Thursday, April 27, 2017

Perfect Negotiation: The 6 Stages That Help You Negotiate Successfully

With everyone walking around with their own unique perspectives, beliefs and mindsets, it’s no wonder that we often come into conflict on opinions and decisions.

Even in our own minds we tend to come into conflicting thoughts in the process of coming up with a final win-win situation in our lives and this is where negotiation comes from. It’s the art of finding a mutually beneficial decision where the wants and needs of both parties are taken into account.

Why do I need good negotiation skills?

Negotiation influences our lives more than we may realise: negotiations matter within government issues, legal cases, international affairs and in domestic relationships. So developing the skill to negotiate in your personal and professional life will go a long way in improving the relationships with those around you leading to more harmonious outcomes and situations.
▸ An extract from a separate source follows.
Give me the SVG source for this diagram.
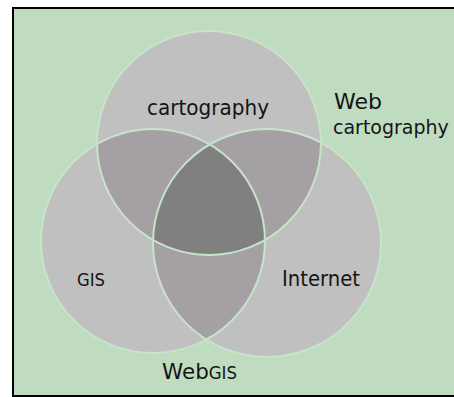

This is how negotiations play out in our everyday life

Take relationships, for example – when another whole and complete person is so entwined with our day-to-day life it’s inevitable that disagreements arise. It could be anything from deciding how to spend money, where to live, or how a particular career decision will affect your lives together. In these cases, good negotiation skills are necessary to achieve the best outcome for both people.

Ever get frustrated in meetings at work? People come from all sides and perspectives and all want the best outcome for themselves. This is a perfect space to be able to negotiate in a way that settles disagreements and issues calmly and effectively.

Maybe you’ve been offered a job you love but the salary isn’t quite what you’re expecting. We could start off negotiating in our mind whether we should take the job or even negotiate with the employer to change the salary to something more desirable.

Even going to the hustle and bustle of a market can be a negotiating experience when we bargain for lower prices and try to hook the best deal we can.

So, how can I become a better negotiator?

1. Understand the situation

Knowledge is power so if you put effort into understanding the situation then you immediately have much more negotiating power compared to others. Exploring both sides before entering a negotiation will allow you to come up with the best result for both parties and you won’t be blindsided by any unknown facts.

Remember that when entering into a negotiation, it’s best to do it from the mindset of finding the best for both sides and not to win. This will pave the way for a more calm path in reaching a decision.

2. Clarify your own goals

It’s also paramount to know clearly what your goals are and what would be the best outcome for you. By doing this, you won’t be overruled so easily by a particularly persuasive person especially if they come across as quite daunting.

Make a list of all the things you want the final decision to include and prioritise what’s important to you over what you could compromise on. It’s important to have deal-breakers if it’s for your ultimate happiness and crucial to think about why you want what you want.

3. Internally prepare for the situation

Life experience has caused us to understand that we can’t always get what we want. Negotiations imply that this is a situation that involves other people with different wants and needs and who’ll stand by them.

List out the expectations of what the other parties would want together with your own and try to prioritise them into how much you value each point. Once you’ve done this, write out a list of lower expectations in order to map out your acceptance baseline – having this more ‘realistic’ list can help when you’re faced with a situation where the other party is starting to take too much control.

4. Listening skills are key in negotiation

Once you’re immersed in the discussion, the first thing you should do is to acknowledge what the other party wants. It can be hard to listen to a conflicting opinion but keep in mind that each side needs equal opportunity to voice their perspectives.

Clarify clearly what you want in a calm fashion and make sure you do listen to what they have to say in order to stop any confusion or misunderstanding.

5. Negotiate for the best win-win outcome

A win-win outcome is achieved when both parties feel they’ve gained something positive through the process of negotiation. It doesn’t always mean you’ve agreed on everything on your initial list but both sides feel their point of view has been taken into consideration and the outcome reflects this.

Compromise and alternative suggestions always need to be considered from a space of mutual understanding and it’s now that you can refer back to your prioritised lists in your preparation.

6. Put your decision into action

Once your decision has been reached and, more importantly, understood clearly by both sides, it’s good to move forward with a shared plan of action. Remember to try and revisit every so often to keep yourselve updated on the progress and that it’s heading in the right, agreed direction.

Here are some more tips for smooth negotiating

If negotiating breaks down especially in a relationship setting where emotions are present and the stakes are high, it can lead to arguments that affect a core part of your life. Here are some tips to negotiate smoothly and effectively.

  • Listening and being personable is key to gaining the respect you need from others in this situation.
  • Be aware of the attitude of the emotions, in other words try to be emotionally intelligent about the discussion.
  • Be open and honest giving good, solid reasons why you want or oppose something. Make comments on the offer they suggest in a non-aggressive way. It’s important that both sides are understood.
  • Take time-out if you feel it’s getting heated and go for a walk.
  • By speaking first, you are setting the ‘anchor’ for the rest of the discussion so it can be an advantage to start off the negotiation.
  • Try to identify the mutual gains you share with each other as this builds the idea that you are both out to achieve similar goals. Once this is established you can work around it in the areas that you are trying to compromise on.